**REQUIREMENTS:** Working from the data below, reproduce exactly the lines starting at the one that holds "Convert this diagram to TikZ code." and ending at the one that holds "(a2) -- (a3) -- (a4);". Pictures are excluded.

**** INPUT ROWS ****

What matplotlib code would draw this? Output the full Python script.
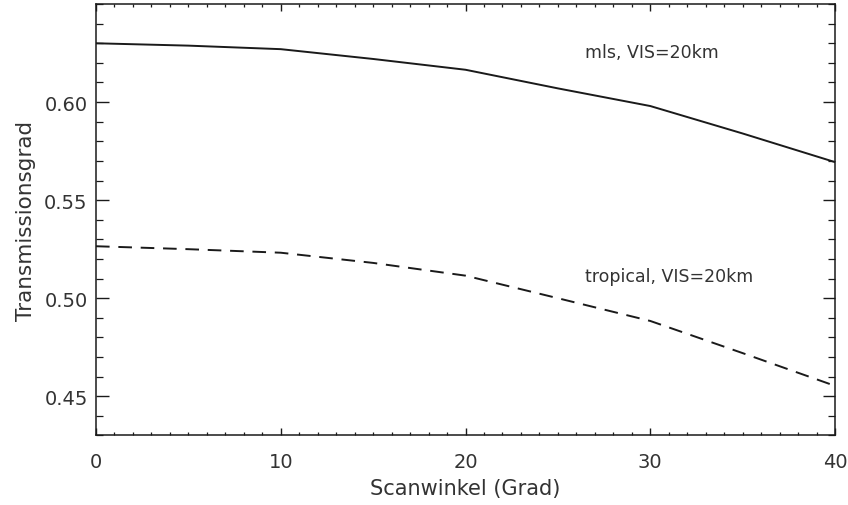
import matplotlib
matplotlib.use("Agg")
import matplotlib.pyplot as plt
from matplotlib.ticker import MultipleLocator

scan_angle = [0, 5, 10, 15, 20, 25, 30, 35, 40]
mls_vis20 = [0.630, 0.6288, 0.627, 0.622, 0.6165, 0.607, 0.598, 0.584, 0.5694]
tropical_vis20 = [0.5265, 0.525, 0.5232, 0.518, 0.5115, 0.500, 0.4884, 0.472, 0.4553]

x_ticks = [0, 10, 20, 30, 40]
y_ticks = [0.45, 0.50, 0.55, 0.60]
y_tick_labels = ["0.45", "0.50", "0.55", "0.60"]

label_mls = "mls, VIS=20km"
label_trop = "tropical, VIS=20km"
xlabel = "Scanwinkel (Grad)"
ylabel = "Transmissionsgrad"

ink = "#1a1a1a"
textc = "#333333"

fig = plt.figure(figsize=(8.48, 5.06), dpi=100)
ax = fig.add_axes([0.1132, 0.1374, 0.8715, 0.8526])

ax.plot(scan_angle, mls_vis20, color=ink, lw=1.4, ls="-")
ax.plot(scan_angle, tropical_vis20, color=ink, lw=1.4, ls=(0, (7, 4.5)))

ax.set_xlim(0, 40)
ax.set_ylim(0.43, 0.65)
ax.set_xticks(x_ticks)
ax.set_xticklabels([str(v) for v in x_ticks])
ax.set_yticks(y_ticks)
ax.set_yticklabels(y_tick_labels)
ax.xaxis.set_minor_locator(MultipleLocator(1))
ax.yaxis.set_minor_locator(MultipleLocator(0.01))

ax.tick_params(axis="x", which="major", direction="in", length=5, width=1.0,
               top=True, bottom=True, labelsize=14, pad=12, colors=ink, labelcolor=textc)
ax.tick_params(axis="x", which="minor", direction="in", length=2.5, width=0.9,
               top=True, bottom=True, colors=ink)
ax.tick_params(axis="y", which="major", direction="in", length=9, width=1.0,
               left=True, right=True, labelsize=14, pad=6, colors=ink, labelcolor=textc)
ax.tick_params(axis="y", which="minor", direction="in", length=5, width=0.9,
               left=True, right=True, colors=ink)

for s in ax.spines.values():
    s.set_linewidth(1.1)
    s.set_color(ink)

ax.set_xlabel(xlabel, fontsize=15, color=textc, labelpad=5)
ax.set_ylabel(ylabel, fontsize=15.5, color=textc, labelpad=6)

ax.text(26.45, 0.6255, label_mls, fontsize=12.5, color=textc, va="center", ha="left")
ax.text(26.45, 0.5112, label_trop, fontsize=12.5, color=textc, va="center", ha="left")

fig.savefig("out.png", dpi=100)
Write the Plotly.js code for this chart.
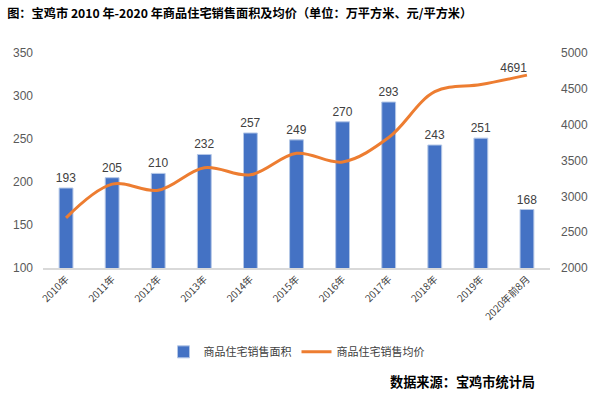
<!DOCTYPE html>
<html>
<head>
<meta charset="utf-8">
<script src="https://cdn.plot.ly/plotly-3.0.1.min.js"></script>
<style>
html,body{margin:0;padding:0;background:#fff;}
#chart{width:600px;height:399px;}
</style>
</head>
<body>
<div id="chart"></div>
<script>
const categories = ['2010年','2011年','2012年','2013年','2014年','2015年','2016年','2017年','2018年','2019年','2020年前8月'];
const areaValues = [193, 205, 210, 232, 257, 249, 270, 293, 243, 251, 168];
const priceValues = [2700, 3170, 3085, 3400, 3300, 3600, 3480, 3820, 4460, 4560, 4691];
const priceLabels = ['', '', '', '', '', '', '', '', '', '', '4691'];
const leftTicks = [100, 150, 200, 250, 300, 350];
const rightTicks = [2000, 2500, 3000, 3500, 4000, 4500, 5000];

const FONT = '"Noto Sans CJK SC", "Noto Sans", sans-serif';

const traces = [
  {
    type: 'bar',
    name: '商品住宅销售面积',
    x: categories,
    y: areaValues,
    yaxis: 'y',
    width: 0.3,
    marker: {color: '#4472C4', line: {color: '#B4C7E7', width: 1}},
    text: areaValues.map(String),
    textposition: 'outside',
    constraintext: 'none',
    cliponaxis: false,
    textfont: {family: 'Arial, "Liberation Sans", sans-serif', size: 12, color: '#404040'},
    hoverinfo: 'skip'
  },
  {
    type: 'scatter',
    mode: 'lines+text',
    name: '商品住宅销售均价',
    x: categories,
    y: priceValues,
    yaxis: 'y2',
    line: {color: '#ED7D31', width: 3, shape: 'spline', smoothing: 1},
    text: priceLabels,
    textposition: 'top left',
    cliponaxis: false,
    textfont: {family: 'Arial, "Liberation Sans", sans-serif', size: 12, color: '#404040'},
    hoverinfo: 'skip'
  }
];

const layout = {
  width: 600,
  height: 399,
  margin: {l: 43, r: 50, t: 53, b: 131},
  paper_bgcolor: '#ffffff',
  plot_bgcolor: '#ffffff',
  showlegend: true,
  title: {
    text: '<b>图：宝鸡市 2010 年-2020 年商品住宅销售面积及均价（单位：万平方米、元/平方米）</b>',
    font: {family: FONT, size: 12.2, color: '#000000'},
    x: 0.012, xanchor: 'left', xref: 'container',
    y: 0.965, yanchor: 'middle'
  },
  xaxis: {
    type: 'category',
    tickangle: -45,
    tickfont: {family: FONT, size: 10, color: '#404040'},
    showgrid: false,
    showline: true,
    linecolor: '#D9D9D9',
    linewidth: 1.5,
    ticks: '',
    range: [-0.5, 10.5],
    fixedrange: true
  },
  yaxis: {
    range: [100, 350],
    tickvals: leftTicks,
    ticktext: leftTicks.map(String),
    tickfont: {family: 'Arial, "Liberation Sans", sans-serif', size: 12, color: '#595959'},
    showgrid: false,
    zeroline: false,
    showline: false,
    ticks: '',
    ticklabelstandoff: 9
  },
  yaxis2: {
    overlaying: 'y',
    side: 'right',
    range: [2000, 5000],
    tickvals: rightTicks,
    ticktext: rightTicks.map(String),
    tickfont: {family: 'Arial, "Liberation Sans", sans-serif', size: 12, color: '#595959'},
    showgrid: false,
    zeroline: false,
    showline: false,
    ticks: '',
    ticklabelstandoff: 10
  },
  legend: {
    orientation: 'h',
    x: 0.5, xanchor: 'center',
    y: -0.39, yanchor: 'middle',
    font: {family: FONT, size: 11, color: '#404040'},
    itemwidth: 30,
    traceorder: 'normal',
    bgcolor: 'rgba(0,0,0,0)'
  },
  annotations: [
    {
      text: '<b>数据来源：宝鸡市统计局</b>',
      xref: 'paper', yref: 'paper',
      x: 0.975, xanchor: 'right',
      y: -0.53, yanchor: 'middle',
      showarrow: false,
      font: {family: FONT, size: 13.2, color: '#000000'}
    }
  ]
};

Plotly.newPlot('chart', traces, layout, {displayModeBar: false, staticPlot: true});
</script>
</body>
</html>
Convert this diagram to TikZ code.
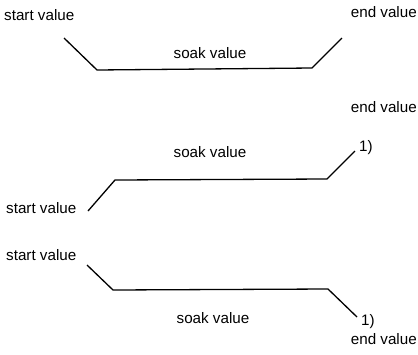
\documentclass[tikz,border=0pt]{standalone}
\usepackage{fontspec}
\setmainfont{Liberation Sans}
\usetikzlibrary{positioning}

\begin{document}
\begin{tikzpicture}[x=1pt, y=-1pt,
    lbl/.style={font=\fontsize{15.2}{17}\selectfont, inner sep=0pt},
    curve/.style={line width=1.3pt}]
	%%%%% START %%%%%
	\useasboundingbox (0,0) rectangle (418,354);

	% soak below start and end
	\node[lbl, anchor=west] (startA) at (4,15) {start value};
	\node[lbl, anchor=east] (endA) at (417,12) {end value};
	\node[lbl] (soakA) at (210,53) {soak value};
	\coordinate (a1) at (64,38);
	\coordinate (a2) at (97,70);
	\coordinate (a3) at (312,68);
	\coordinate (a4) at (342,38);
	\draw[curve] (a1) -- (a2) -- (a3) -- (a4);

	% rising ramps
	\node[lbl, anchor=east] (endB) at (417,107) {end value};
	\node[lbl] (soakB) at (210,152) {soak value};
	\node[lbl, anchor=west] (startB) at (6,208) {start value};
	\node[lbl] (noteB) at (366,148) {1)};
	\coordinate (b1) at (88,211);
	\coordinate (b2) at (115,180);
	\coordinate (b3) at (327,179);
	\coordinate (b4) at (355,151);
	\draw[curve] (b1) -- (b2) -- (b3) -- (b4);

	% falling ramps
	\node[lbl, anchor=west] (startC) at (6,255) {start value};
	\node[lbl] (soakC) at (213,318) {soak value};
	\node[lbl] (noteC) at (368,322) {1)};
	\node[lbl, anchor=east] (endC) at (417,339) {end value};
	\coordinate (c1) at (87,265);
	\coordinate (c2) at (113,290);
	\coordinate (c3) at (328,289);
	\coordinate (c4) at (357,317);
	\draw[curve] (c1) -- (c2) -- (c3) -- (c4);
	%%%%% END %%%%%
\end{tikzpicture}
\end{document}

****

**RESPONSE BELOW:**
Convert this diagram to TikZ code.
\documentclass[tikz,border=0pt]{standalone}
\usepackage{fontspec}
\setmainfont{Liberation Sans}
\usetikzlibrary{positioning}

\begin{document}
\begin{tikzpicture}[x=1pt, y=-1pt,
    lbl/.style={font=\fontsize{15.2}{17}\selectfont, inner sep=0pt},
    curve/.style={line width=1.3pt}]
	%%%%% START %%%%%
	\useasboundingbox (0,0) rectangle (418,354);

	% soak below start and end
	\node[lbl, anchor=west] (startA) at (4,15) {start value};
	\node[lbl, anchor=east] (endA) at (417,12) {end value};
	\node[lbl] (soakA) at (210,53) {soak value};
	\coordinate (a1) at (64,38);
	\coordinate (a2) at (97,70);
	\coordinate (a3) at (312,68);
	\coordinate (a4) at (342,38);
	\draw[curve] (a1) -- (a2) -- (a3) -- (a4);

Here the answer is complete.